• Exercise details:
Copy out every line exactly, passing over the pictures.

• Data extract:
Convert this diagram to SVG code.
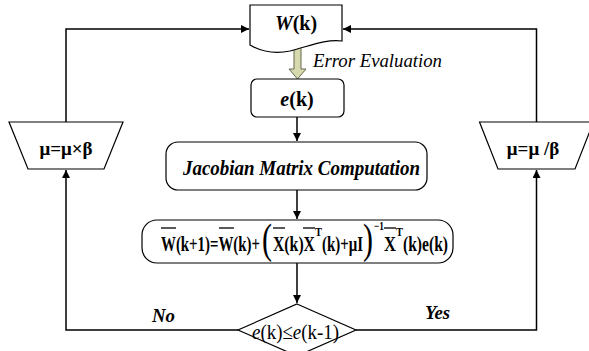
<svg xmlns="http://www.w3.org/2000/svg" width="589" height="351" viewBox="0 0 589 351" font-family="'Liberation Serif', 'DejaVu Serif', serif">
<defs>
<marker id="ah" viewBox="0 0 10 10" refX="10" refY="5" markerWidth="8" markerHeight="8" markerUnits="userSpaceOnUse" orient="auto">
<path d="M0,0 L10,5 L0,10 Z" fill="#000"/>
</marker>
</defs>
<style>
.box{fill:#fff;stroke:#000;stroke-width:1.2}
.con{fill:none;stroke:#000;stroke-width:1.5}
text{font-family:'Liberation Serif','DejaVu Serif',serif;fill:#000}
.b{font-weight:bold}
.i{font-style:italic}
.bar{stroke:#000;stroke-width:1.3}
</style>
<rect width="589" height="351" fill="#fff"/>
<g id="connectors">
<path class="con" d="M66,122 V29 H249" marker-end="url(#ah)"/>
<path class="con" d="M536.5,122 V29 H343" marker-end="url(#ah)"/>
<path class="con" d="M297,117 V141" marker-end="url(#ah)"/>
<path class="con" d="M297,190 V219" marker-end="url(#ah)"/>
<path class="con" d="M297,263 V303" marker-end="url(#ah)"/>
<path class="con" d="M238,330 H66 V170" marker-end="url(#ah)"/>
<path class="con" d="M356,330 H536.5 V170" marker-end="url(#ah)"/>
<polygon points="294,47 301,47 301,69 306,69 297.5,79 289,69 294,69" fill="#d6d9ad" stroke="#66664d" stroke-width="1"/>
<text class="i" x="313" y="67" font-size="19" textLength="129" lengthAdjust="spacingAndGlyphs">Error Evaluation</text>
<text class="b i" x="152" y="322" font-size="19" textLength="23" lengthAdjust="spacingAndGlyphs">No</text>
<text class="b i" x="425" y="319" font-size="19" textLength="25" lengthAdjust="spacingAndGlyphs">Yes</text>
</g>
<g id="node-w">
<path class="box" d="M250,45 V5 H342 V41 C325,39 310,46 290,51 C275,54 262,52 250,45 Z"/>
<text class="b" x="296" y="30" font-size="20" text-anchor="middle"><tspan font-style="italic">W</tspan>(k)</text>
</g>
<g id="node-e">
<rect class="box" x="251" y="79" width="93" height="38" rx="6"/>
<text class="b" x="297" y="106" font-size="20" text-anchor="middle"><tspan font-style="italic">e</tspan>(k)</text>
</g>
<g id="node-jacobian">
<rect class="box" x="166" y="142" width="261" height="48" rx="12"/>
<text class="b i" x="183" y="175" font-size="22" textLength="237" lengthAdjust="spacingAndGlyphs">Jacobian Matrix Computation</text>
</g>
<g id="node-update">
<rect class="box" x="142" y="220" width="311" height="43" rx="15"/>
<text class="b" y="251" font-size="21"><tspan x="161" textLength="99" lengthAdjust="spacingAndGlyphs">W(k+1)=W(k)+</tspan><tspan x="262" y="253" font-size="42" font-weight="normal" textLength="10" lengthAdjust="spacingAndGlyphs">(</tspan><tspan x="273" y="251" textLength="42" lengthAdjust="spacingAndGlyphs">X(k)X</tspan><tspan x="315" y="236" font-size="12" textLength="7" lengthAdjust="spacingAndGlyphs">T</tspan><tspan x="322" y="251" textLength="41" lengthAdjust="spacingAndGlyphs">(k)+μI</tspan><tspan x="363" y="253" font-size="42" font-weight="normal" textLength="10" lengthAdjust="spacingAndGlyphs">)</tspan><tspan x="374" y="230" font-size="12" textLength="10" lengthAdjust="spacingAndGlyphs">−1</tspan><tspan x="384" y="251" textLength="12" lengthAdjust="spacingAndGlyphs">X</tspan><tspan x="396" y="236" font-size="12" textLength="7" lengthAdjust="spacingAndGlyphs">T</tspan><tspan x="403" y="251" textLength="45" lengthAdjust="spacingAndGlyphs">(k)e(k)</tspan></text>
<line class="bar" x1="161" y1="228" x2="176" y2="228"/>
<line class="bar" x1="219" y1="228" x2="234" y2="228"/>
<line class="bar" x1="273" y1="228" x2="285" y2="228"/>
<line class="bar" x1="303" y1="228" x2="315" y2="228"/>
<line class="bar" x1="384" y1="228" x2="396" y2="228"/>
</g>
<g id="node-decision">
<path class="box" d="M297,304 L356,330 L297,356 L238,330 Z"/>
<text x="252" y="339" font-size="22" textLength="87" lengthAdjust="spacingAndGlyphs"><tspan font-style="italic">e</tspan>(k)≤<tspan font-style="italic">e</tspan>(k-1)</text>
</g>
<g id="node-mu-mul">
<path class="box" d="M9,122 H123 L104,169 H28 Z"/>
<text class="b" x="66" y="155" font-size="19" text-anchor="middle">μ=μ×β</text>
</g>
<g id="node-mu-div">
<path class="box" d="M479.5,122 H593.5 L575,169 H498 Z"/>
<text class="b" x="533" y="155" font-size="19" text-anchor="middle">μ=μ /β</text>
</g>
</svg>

• Result of the task:
Convert this diagram to SVG code.
<svg xmlns="http://www.w3.org/2000/svg" width="589" height="351" viewBox="0 0 589 351" font-family="'Liberation Serif', 'DejaVu Serif', serif">
<defs>
<marker id="ah" viewBox="0 0 10 10" refX="10" refY="5" markerWidth="8" markerHeight="8" markerUnits="userSpaceOnUse" orient="auto">
<path d="M0,0 L10,5 L0,10 Z" fill="#000"/>
</marker>
</defs>
<style>
.box{fill:#fff;stroke:#000;stroke-width:1.2}
.con{fill:none;stroke:#000;stroke-width:1.5}
text{font-family:'Liberation Serif','DejaVu Serif',serif;fill:#000}
.b{font-weight:bold}
.i{font-style:italic}
.bar{stroke:#000;stroke-width:1.3}
</style>
<rect width="589" height="351" fill="#fff"/>
<g id="connectors">
<path class="con" d="M66,122 V29 H249" marker-end="url(#ah)"/>
<path class="con" d="M536.5,122 V29 H343" marker-end="url(#ah)"/>
<path class="con" d="M297,117 V141" marker-end="url(#ah)"/>
<path class="con" d="M297,190 V219" marker-end="url(#ah)"/>
<path class="con" d="M297,263 V303" marker-end="url(#ah)"/>
<path class="con" d="M238,330 H66 V170" marker-end="url(#ah)"/>
<path class="con" d="M356,330 H536.5 V170" marker-end="url(#ah)"/>
<polygon points="294,47 301,47 301,69 306,69 297.5,79 289,69 294,69" fill="#d6d9ad" stroke="#66664d" stroke-width="1"/>
<text class="i" x="313" y="67" font-size="19" textLength="129" lengthAdjust="spacingAndGlyphs">Error Evaluation</text>
<text class="b i" x="152" y="322" font-size="19" textLength="23" lengthAdjust="spacingAndGlyphs">No</text>
<text class="b i" x="425" y="319" font-size="19" textLength="25" lengthAdjust="spacingAndGlyphs">Yes</text>
</g>
<g id="node-w">
<path class="box" d="M250,45 V5 H342 V41 C325,39 310,46 290,51 C275,54 262,52 250,45 Z"/>
<text class="b" x="296" y="30" font-size="20" text-anchor="middle"><tspan font-style="italic">W</tspan>(k)</text>
</g>
<g id="node-e">
<rect class="box" x="251" y="79" width="93" height="38" rx="6"/>
<text class="b" x="297" y="106" font-size="20" text-anchor="middle"><tspan font-style="italic">e</tspan>(k)</text>
</g>
<g id="node-jacobian">
<rect class="box" x="166" y="142" width="261" height="48" rx="12"/>
<text class="b i" x="183" y="175" font-size="22" textLength="237" lengthAdjust="spacingAndGlyphs">Jacobian Matrix Computation</text>
</g>
<g id="node-update">
<rect class="box" x="142" y="220" width="311" height="43" rx="15"/>
<text class="b" y="251" font-size="21"><tspan x="161" textLength="99" lengthAdjust="spacingAndGlyphs">W(k+1)=W(k)+</tspan><tspan x="262" y="253" font-size="42" font-weight="normal" textLength="10" lengthAdjust="spacingAndGlyphs">(</tspan><tspan x="273" y="251" textLength="42" lengthAdjust="spacingAndGlyphs">X(k)X</tspan><tspan x="315" y="236" font-size="12" textLength="7" lengthAdjust="spacingAndGlyphs">T</tspan><tspan x="322" y="251" textLength="41" lengthAdjust="spacingAndGlyphs">(k)+μI</tspan><tspan x="363" y="253" font-size="42" font-weight="normal" textLength="10" lengthAdjust="spacingAndGlyphs">)</tspan><tspan x="374" y="230" font-size="12" textLength="10" lengthAdjust="spacingAndGlyphs">−1</tspan><tspan x="384" y="251" textLength="12" lengthAdjust="spacingAndGlyphs">X</tspan><tspan x="396" y="236" font-size="12" textLength="7" lengthAdjust="spacingAndGlyphs">T</tspan><tspan x="403" y="251" textLength="45" lengthAdjust="spacingAndGlyphs">(k)e(k)</tspan></text>
<line class="bar" x1="161" y1="228" x2="176" y2="228"/>
<line class="bar" x1="219" y1="228" x2="234" y2="228"/>
<line class="bar" x1="273" y1="228" x2="285" y2="228"/>
<line class="bar" x1="303" y1="228" x2="315" y2="228"/>
<line class="bar" x1="384" y1="228" x2="396" y2="228"/>
</g>
<g id="node-decision">
<path class="box" d="M297,304 L356,330 L297,356 L238,330 Z"/>
<text x="252" y="339" font-size="22" textLength="87" lengthAdjust="spacingAndGlyphs"><tspan font-style="italic">e</tspan>(k)≤<tspan font-style="italic">e</tspan>(k-1)</text>
</g>
<g id="node-mu-mul">
<path class="box" d="M9,122 H123 L104,169 H28 Z"/>
<text class="b" x="66" y="155" font-size="19" text-anchor="middle">μ=μ×β</text>
</g>
<g id="node-mu-div">
<path class="box" d="M479.5,122 H593.5 L575,169 H498 Z"/>
<text class="b" x="533" y="155" font-size="19" text-anchor="middle">μ=μ /β</text>
</g>
</svg>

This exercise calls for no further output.